Port of Gdansk
Source: "The Parliament Magazine" no. 133, 11th of February, 2002 - bi-monthly magazine of the European Parliament. "The Parliament Magazine" is received by the leaders and senior officials of EU countries, six first wave enlargement states (including Poland) and the G8 countries.
The Port of Gdansk is the largest Polish port, located at the mouth of the Vistula River. The port is composed of two ports.
The universal Inner Port, with a maximum draft of 10.2m, comprises general cargo, container and ro/ro berths, a ferry terminal and the Port Free Zone, as well as specialist terminals for handling various bulk cargoes. Development projects aimed at revitalizing this part of the port consist of the addition of short sea, ro/ro and passenger functions to the existing wharves, and the extension of the Port Free Zone.

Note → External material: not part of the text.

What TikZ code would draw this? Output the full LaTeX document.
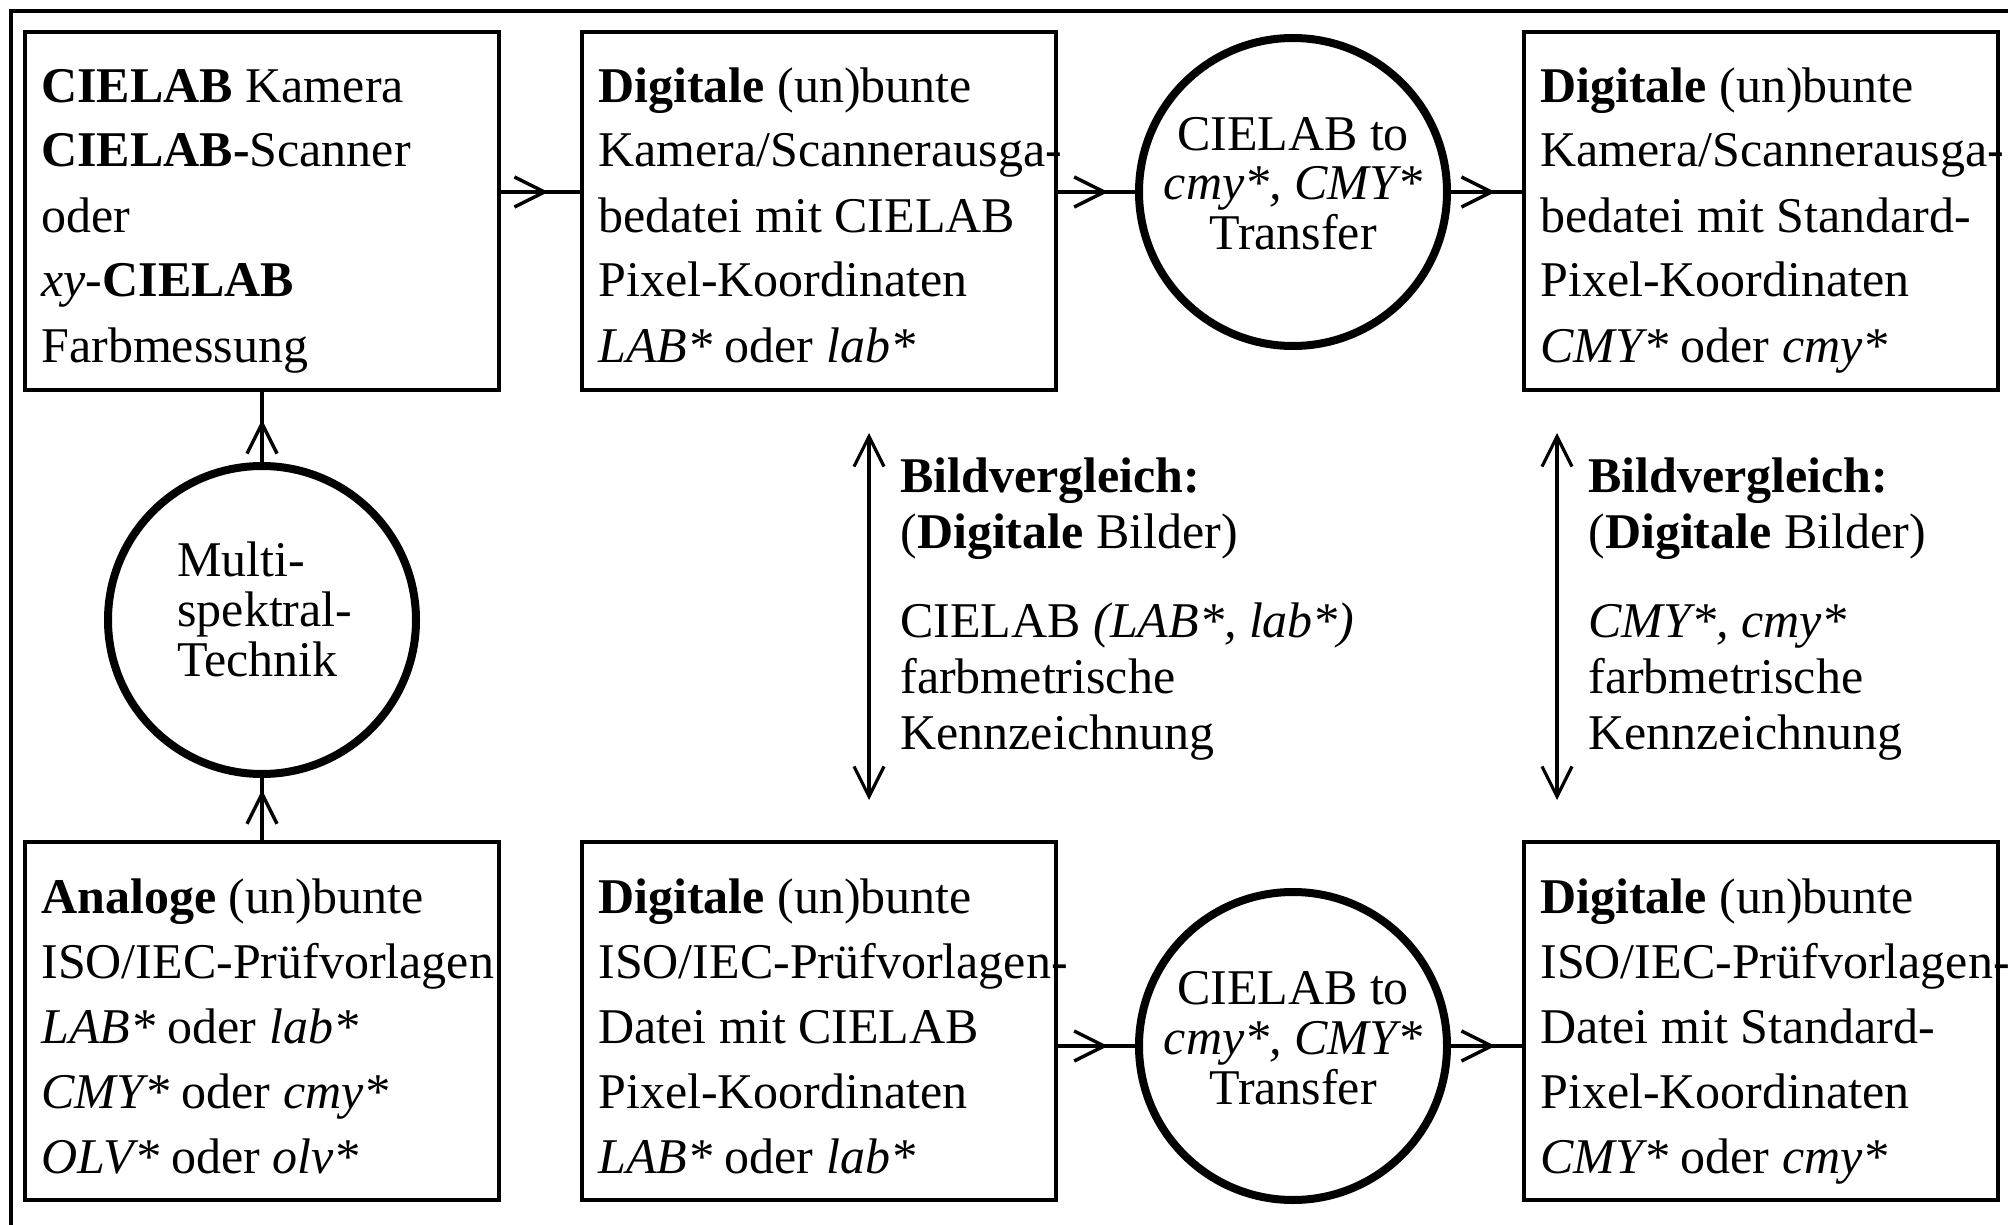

The Northern Port, with a maximum draft of 15m and a separate approach channel 17m in depth, is a modern bulk port offering high-throughput facilities for crude oil and oil products, coal and LPG. It is also here that land reserves are located, allowing the port authority to plan and carry out investment projects for new terminals, including bulk cargo facilities (Grain and Fodder Terminal, Liquid Chemical Product Terminal), as well as the Deepsea Container Terminal and the Pomeranian Logistics Center.
Hinterland infrastructure links are also being upgraded. The Port of Gdansk has a new four-lane road suspension bridge across the Martwa Wisla river. Further transportation infrastructure projects will include a tunnel under the Inner Port fairway, a new rail bridge and a link to the future North-South A-1 Highway within Trans-European Corridor VI.
The Port of Gdansk is also well prepared for new challenges related to Poland's accession to the EU. Its landlord management structure favors free access to the market of port services. All port operations are performed by separate companies, with the port authority still having a shareholding interest in only one cargo-handling company, the complete privatization of which has begun.
The port's administrator (Port of Gdansk Authority SA) has proven on a number of occasions that it supports both intra- and inter-port competition. The former was evidenced by the signing of a land lease contract for the new Liquid Chemical Product Terminal, and the latter by the establishment of the Gdansk Container Terminal, which broke the monopoly for container handling in Poland and boosted seaborne container volumes at all Polish ports.
It is for these reasons that the Port of Gdansk is looking boldly ahead to a new enlarged Europe, where it intends to take advantage of the increased foreign trade exchange as well as its location within one of the principal TEN-T corridors.